The analysis was undertaken by AFRL as part of a Cooperative Research and Development Agreement (‘CRADA’) with the Air Force Research Laboratory’s Aerospace Systems Directorate (AFRL/RQ) which was entered into in January 2014. These investigations examined the thermodynamic cycle of the SABRE concept and found no significant barrier to its theoretical viability provided the engine component and integration challenges are met.
According to a statement, Oxforshire-based Reaction Engines and AFRL are now formulating plans for continued collaboration on the SABRE engine; the proposed work will include investigation of vehicle concepts based on a SABRE derived propulsion system, testing of SABRE engine components and exploration of defence applications for Reaction Engines’ heat exchanger technologies.
Barry Hellman, AFRL/RQ program manager said: “The activities under the CRADA have allowed AFRL to understand the SABRE engine concept, its pre-cooler heat exchanger technology, and its cycle in more detail. Our analysis has confirmed the feasibility and potential performance of the SABRE engine cycle.
“While development of the SABRE represents a substantial engineering challenge, the engine cycle is a very innovative approach and warrants further investigation. The question to answer next is what benefit the SABRE could bring to high-speed aerospace vehicles compared to other propulsion systems.
“Although application of the SABRE for single stage to orbit space access remains technically very risky as a first application, the SABRE may provide some unique advantages in more manageable two stage to orbit configurations. Furthermore, the heat exchanger technology also warrants further investigation for applications across the aerospace domain.”

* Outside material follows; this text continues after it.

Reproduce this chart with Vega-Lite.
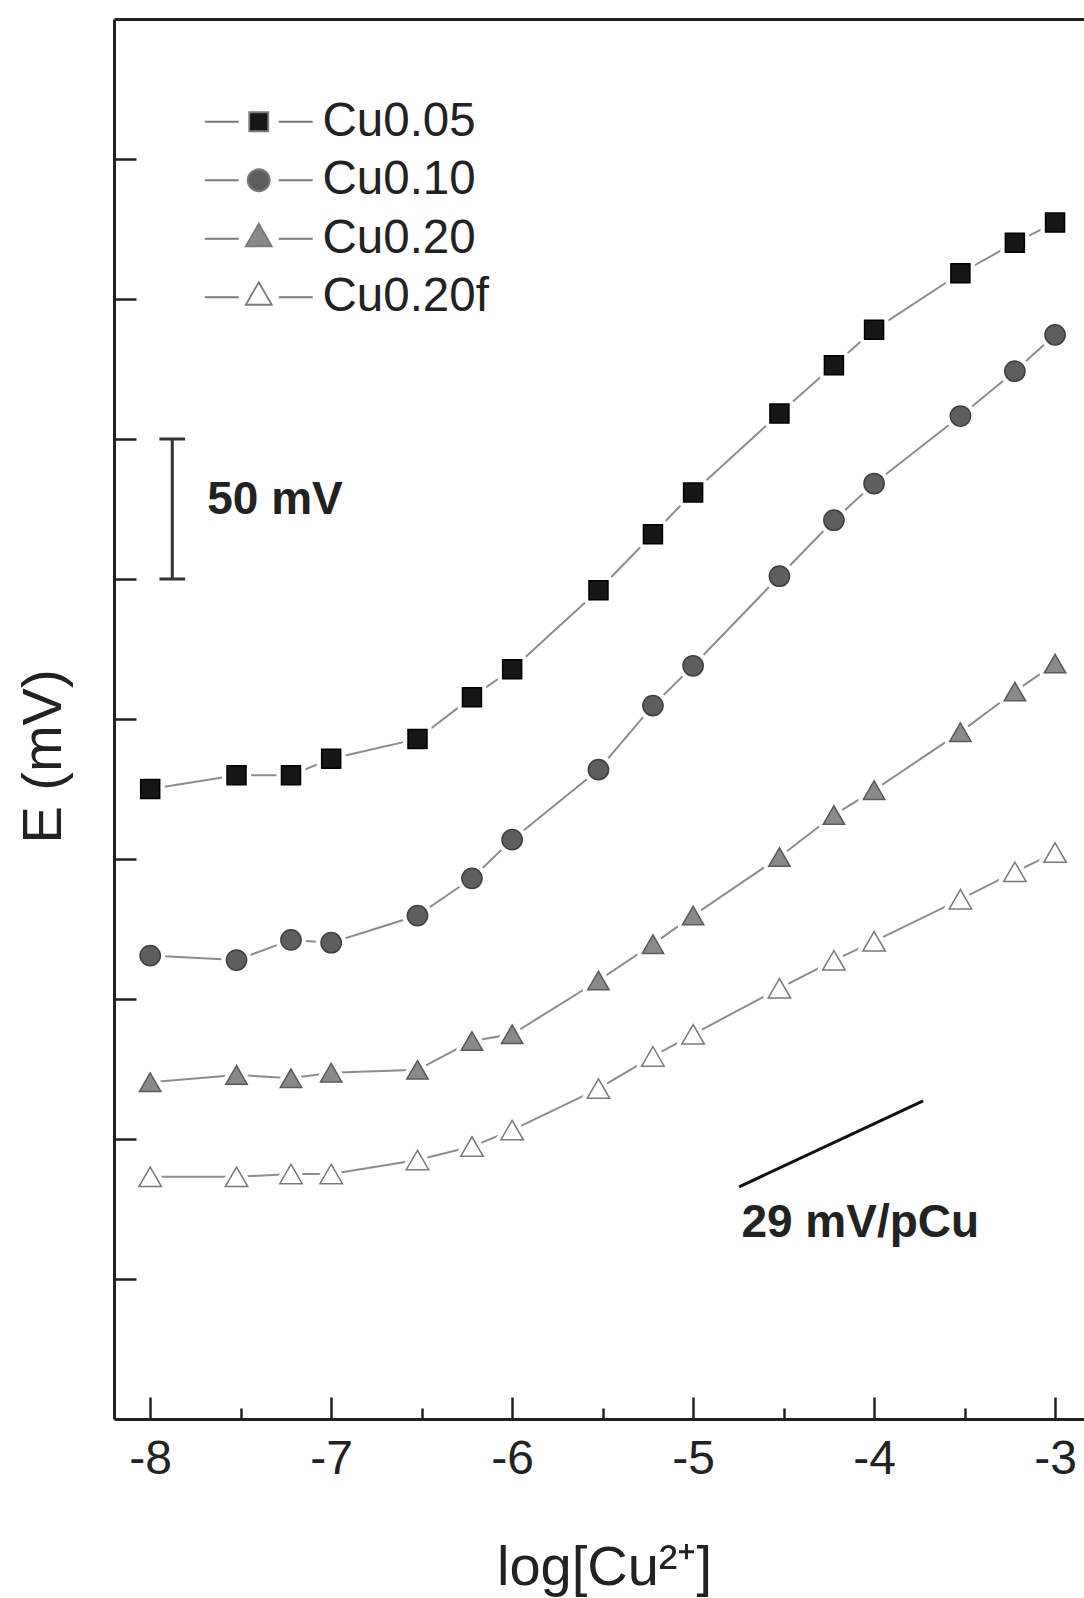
{
  "$schema": "https://vega.github.io/schema/vega-lite/v6.json",
  "width": 970,
  "height": 1400,
  "autosize": {"type": "none"},
  "padding": {"left": 114, "top": 19, "right": 0, "bottom": 179},
  "background": "white",
  "config": {"view": {"stroke": null}, "font": "Liberation Sans"},
  "data": {"values": [
    {"series": "Cu0.05", "logCu": -8, "E": 225.0},
    {"series": "Cu0.05", "logCu": -7.523, "E": 229.9},
    {"series": "Cu0.05", "logCu": -7.222, "E": 229.9},
    {"series": "Cu0.05", "logCu": -7, "E": 235.8},
    {"series": "Cu0.05", "logCu": -6.523, "E": 242.9},
    {"series": "Cu0.05", "logCu": -6.222, "E": 257.8},
    {"series": "Cu0.05", "logCu": -6, "E": 267.8},
    {"series": "Cu0.05", "logCu": -5.523, "E": 296.0},
    {"series": "Cu0.05", "logCu": -5.222, "E": 316.0},
    {"series": "Cu0.05", "logCu": -5, "E": 330.9},
    {"series": "Cu0.05", "logCu": -4.523, "E": 359.1},
    {"series": "Cu0.05", "logCu": -4.222, "E": 376.3},
    {"series": "Cu0.05", "logCu": -4, "E": 389.0},
    {"series": "Cu0.05", "logCu": -3.523, "E": 409.2},
    {"series": "Cu0.05", "logCu": -3.222, "E": 420.1},
    {"series": "Cu0.05", "logCu": -3, "E": 427.3},
    {"series": "Cu0.10", "logCu": -8, "E": 165.5},
    {"series": "Cu0.10", "logCu": -7.523, "E": 163.9},
    {"series": "Cu0.10", "logCu": -7.222, "E": 171.1},
    {"series": "Cu0.10", "logCu": -7, "E": 170.1},
    {"series": "Cu0.10", "logCu": -6.523, "E": 179.8},
    {"series": "Cu0.10", "logCu": -6.222, "E": 193.1},
    {"series": "Cu0.10", "logCu": -6, "E": 206.9},
    {"series": "Cu0.10", "logCu": -5.523, "E": 231.9},
    {"series": "Cu0.10", "logCu": -5.222, "E": 254.8},
    {"series": "Cu0.10", "logCu": -5, "E": 269.0},
    {"series": "Cu0.10", "logCu": -4.523, "E": 301.0},
    {"series": "Cu0.10", "logCu": -4.222, "E": 321.0},
    {"series": "Cu0.10", "logCu": -4, "E": 334.1},
    {"series": "Cu0.10", "logCu": -3.523, "E": 358.2},
    {"series": "Cu0.10", "logCu": -3.222, "E": 374.2},
    {"series": "Cu0.10", "logCu": -3, "E": 387.2},
    {"series": "Cu0.20", "logCu": -8, "E": 120.3},
    {"series": "Cu0.20", "logCu": -7.523, "E": 122.9},
    {"series": "Cu0.20", "logCu": -7.222, "E": 121.7},
    {"series": "Cu0.20", "logCu": -7, "E": 123.7},
    {"series": "Cu0.20", "logCu": -6.523, "E": 124.7},
    {"series": "Cu0.20", "logCu": -6.222, "E": 135.0},
    {"series": "Cu0.20", "logCu": -6, "E": 137.4},
    {"series": "Cu0.20", "logCu": -5.523, "E": 156.6},
    {"series": "Cu0.20", "logCu": -5.222, "E": 169.6},
    {"series": "Cu0.20", "logCu": -5, "E": 179.8},
    {"series": "Cu0.20", "logCu": -4.523, "E": 200.7},
    {"series": "Cu0.20", "logCu": -4.222, "E": 215.7},
    {"series": "Cu0.20", "logCu": -4, "E": 224.6},
    {"series": "Cu0.20", "logCu": -3.523, "E": 245.3},
    {"series": "Cu0.20", "logCu": -3.222, "E": 259.8},
    {"series": "Cu0.20", "logCu": -3, "E": 269.8},
    {"series": "Cu0.20f", "logCu": -8, "E": 86.5},
    {"series": "Cu0.20f", "logCu": -7.523, "E": 86.5},
    {"series": "Cu0.20f", "logCu": -7.222, "E": 87.5},
    {"series": "Cu0.20f", "logCu": -7, "E": 87.5},
    {"series": "Cu0.20f", "logCu": -6.523, "E": 92.5},
    {"series": "Cu0.20f", "logCu": -6.222, "E": 97.3},
    {"series": "Cu0.20f", "logCu": -6, "E": 103.2},
    {"series": "Cu0.20f", "logCu": -5.523, "E": 118.0},
    {"series": "Cu0.20f", "logCu": -5.222, "E": 129.5},
    {"series": "Cu0.20f", "logCu": -5, "E": 137.4},
    {"series": "Cu0.20f", "logCu": -4.523, "E": 153.8},
    {"series": "Cu0.20f", "logCu": -4.222, "E": 163.8},
    {"series": "Cu0.20f", "logCu": -4, "E": 170.6},
    {"series": "Cu0.20f", "logCu": -3.523, "E": 185.6},
    {"series": "Cu0.20f", "logCu": -3.222, "E": 195.4},
    {"series": "Cu0.20f", "logCu": -3, "E": 202.3}
  ]},
  "resolve": {
    "axis": {"x": "independent", "y": "independent"},
    "scale": {"shape": "independent", "fill": "independent", "stroke": "independent"}
  },
  "layer": [
    {
      "mark": {"type": "line", "stroke": "#8c8c8c", "strokeWidth": 2},
      "encoding": {
        "x": {"field": "logCu", "type": "quantitative",
          "scale": {"domain": [-8.2, -2.84], "nice": false, "zero": false},
          "axis": {"orient": "bottom", "values": [-8, -7, -6, -5, -4, -3], "tickSize": -22, "tickWidth": 2.5, "tickColor": "#222",
            "domain": true, "domainWidth": 3, "domainColor": "#222", "grid": false,
            "labelFontSize": 48, "labelColor": "#222", "labelPadding": 38, "labelFont": "Liberation Sans", "labelFlush": false,
            "labelExpr": "'' + datum.value",
            "title": "log[Cu²⁺]", "titleFontSize": 56, "titleFontWeight": "normal", "titleColor": "#222", "titleFont": "Liberation Sans",
            "titleX": 490, "titleY": 165, "titleBaseline": "alphabetic", "titleAlign": "center"}},
        "y": {"field": "E", "type": "quantitative",
          "scale": {"domain": [0, 500], "nice": false, "zero": false},
          "axis": {"orient": "left", "values": [50, 100, 150, 200, 250, 300, 350, 400, 450], "tickSize": -22, "tickWidth": 2.5, "tickColor": "#222",
            "labels": false, "domain": true, "domainWidth": 3, "domainColor": "#222", "grid": false,
            "title": "E (mV)", "titleFontSize": 56, "titleFontWeight": "normal", "titleColor": "#222", "titleFont": "Liberation Sans",
            "titleX": -54, "titleY": 737, "titleAngle": -90, "titleBaseline": "alphabetic", "titleAlign": "center"}},
        "detail": {"field": "series"},
        "order": {"field": "logCu"}
      }
    },
    {
      "mark": {"type": "point", "filled": true, "fill": "white", "stroke": "white", "strokeWidth": 10, "strokeJoin": "round", "opacity": 1},
      "encoding": {
        "x": {"field": "logCu", "type": "quantitative",
          "axis": {"orient": "bottom", "values": [-7.5, -6.5, -5.5, -4.5, -3.5], "tickSize": -11, "tickWidth": 2.5, "tickColor": "#222",
            "labels": false, "domain": false, "grid": false, "title": null}},
        "y": {"field": "E", "type": "quantitative", "axis": null},
        "shape": {"field": "series", "type": "nominal", "legend": null,
          "scale": {"domain": ["Cu0.05", "Cu0.10", "Cu0.20", "Cu0.20f"], "range": ["square", "circle", "triangle-up", "triangle-up"]}},
        "size": {"field": "series", "type": "nominal", "legend": null,
          "scale": {"domain": ["Cu0.05", "Cu0.10", "Cu0.20", "Cu0.20f"], "range": [361, 506, 676, 676]}}
      }
    },
    {
      "mark": {"type": "point", "filled": true, "strokeWidth": 1.5, "opacity": 1},
      "encoding": {
        "x": {"field": "logCu", "type": "quantitative", "axis": null},
        "y": {"field": "E", "type": "quantitative", "axis": null},
        "shape": {"field": "series", "type": "nominal", "legend": null,
          "scale": {"domain": ["Cu0.05", "Cu0.10", "Cu0.20", "Cu0.20f"], "range": ["square", "circle", "triangle-up", "triangle-up"]}},
        "size": {"field": "series", "type": "nominal", "legend": null,
          "scale": {"domain": ["Cu0.05", "Cu0.10", "Cu0.20", "Cu0.20f"], "range": [361, 506, 676, 676]}},
        "fill": {"field": "series", "type": "nominal", "legend": null,
          "scale": {"domain": ["Cu0.05", "Cu0.10", "Cu0.20", "Cu0.20f"], "range": ["#161616", "#5e5e5e", "#8a8a8a", "#ffffff"]}},
        "stroke": {"field": "series", "type": "nominal", "legend": null,
          "scale": {"domain": ["Cu0.05", "Cu0.10", "Cu0.20", "Cu0.20f"], "range": ["#000000", "#404040", "#5a5a5a", "#7a7a7a"]}}
      }
    },
    {
      "transform": [{"filter": "false"}],
      "mark": {"type": "point", "filled": true, "strokeWidth": 1.8, "opacity": 1},
      "encoding": {
        "x": {"field": "logCu", "type": "quantitative",
          "axis": {"orient": "top", "ticks": false, "labels": false, "domain": true, "domainWidth": 3, "domainColor": "#222", "grid": false, "title": null}},
        "y": {"field": "E", "type": "quantitative", "axis": null},
        "shape": {"field": "series", "type": "nominal",
          "scale": {"domain": ["Cu0.05", "Cu0.10", "Cu0.20", "Cu0.20f"], "range": [
            "M-54,0H-20M20,0H54M-9.5,-9.5H9.5V9.5H-9.5Z",
            "M-54,0H-20M20,0H54M-11,0A11,11 0 1,1 11,0A11,11 0 1,1 -11,0Z",
            "M-54,0H-20M20,0H54M0,-15L13,7.5L-13,7.5Z",
            "M-54,0H-20M20,0H54M0,-15L13,7.5L-13,7.5Z"]},
          "legend": {"orient": "none", "legendX": 87, "legendY": 79, "title": null, "padding": 0,
            "symbolSize": 4, "symbolStrokeWidth": 1.8, "symbolOffset": 34,
            "labelFontSize": 47.5, "labelFont": "Liberation Sans", "labelColor": "#222", "labelOffset": 40, "labelLimit": 400,
            "rowPadding": 9.5}},
        "fill": {"field": "series", "type": "nominal",
          "scale": {"domain": ["Cu0.05", "Cu0.10", "Cu0.20", "Cu0.20f"], "range": ["#161616", "#5e5e5e", "#8a8a8a", "#ffffff"]},
          "legend": {"orient": "none", "legendX": 87, "legendY": 79, "title": null, "padding": 0,
            "symbolSize": 4, "symbolStrokeWidth": 1.8, "symbolOffset": 34,
            "labelFontSize": 47.5, "labelFont": "Liberation Sans", "labelColor": "#222", "labelOffset": 40, "labelLimit": 400,
            "rowPadding": 9.5}},
        "stroke": {"field": "series", "type": "nominal",
          "scale": {"domain": ["Cu0.05", "Cu0.10", "Cu0.20", "Cu0.20f"], "range": ["#7a7a7a", "#7a7a7a", "#7a7a7a", "#7a7a7a"]},
          "legend": {"orient": "none", "legendX": 87, "legendY": 79, "title": null, "padding": 0,
            "symbolSize": 4, "symbolStrokeWidth": 1.8, "symbolOffset": 34,
            "labelFontSize": 47.5, "labelFont": "Liberation Sans", "labelColor": "#222", "labelOffset": 40, "labelLimit": 400,
            "rowPadding": 9.5}}
      }
    },
    {
      "data": {"values": [{}]},
      "mark": {"type": "rule", "stroke": "#333", "strokeWidth": 3},
      "encoding": {
        "x": {"datum": -7.878, "type": "quantitative", "axis": null},
        "y": {"datum": 300, "type": "quantitative", "axis": null},
        "y2": {"datum": 350}
      }
    },
    {
      "data": {"values": [{}]},
      "mark": {"type": "rule", "stroke": "#333", "strokeWidth": 3},
      "encoding": {
        "x": {"datum": -7.949, "type": "quantitative", "axis": null},
        "x2": {"datum": -7.807},
        "y": {"datum": 300, "type": "quantitative", "axis": null}
      }
    },
    {
      "data": {"values": [{}]},
      "mark": {"type": "rule", "stroke": "#333", "strokeWidth": 3},
      "encoding": {
        "x": {"datum": -7.949, "type": "quantitative", "axis": null},
        "x2": {"datum": -7.807},
        "y": {"datum": 350, "type": "quantitative", "axis": null}
      }
    },
    {
      "data": {"values": [{}]},
      "mark": {"type": "text", "text": "50 mV", "font": "Liberation Sans", "fontSize": 46, "fontWeight": "bold", "fill": "#222", "align": "left", "baseline": "alphabetic"},
      "encoding": {
        "x": {"datum": -7.685, "type": "quantitative", "axis": null},
        "y": {"datum": 323.3, "type": "quantitative", "axis": null}
      }
    },
    {
      "data": {"values": [{}]},
      "mark": {"type": "rule", "stroke": "#111", "strokeWidth": 3},
      "encoding": {
        "x": {"datum": -4.746, "type": "quantitative", "axis": null},
        "x2": {"datum": -3.729},
        "y": {"datum": 82.9, "type": "quantitative", "axis": null},
        "y2": {"datum": 113.6}
      }
    },
    {
      "data": {"values": [{}]},
      "mark": {"type": "text", "text": "29 mV/pCu", "font": "Liberation Sans", "fontSize": 46, "fontWeight": "bold", "fill": "#222", "align": "left", "baseline": "alphabetic"},
      "encoding": {
        "x": {"datum": -4.733, "type": "quantitative", "axis": null},
        "y": {"datum": 65.0, "type": "quantitative", "axis": null}
      }
    }
  ]
}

SABRE - through the combination of unique thermodynamic cycles and Reaction Engines’ heat exchangers - can reportedly power aircraft from stand still on a runway to Mach 5.5 in the atmosphere and then switch to a rocket mode of operation allowing spaceflight at up to Mach 25.
Reaction Engines’ ultra-lightweight air heat exchanger technology is designed to cool air from 1,000°C to minus 150°C in 1/100th second whilst preventing the formation of ice at sub-zero temperatures. In doing so the technology is able transfer the same amount of heat generated by electricity power stations (~450MW) using equipment that weighs less than < 1.5 tonnes.
Furthermore, through its ability to ‘breathe’ air from the atmosphere, SABRE is said to offer a significant reduction in propellant consumption compared to conventional rocket engines, which have to carry their own oxygen.
The weight saved by carrying less oxygen can be used to increase the capability of launch vehicles including options for high performance reusable launch vehicles with increased operational flexibility, such as horizontal take-off and landing. Additionally, the SABRE engine concept could potentially be configured to efficiently power aircraft flying at high supersonic and hypersonic speeds.
The viability of the SABRE engine has been independently validated by the European Space Agency during a review undertaken at the request of the UK government, which committed £60m in July 2013 towards the development to aid preparations for the design, manufacture and testing of SABRE demonstrator engines.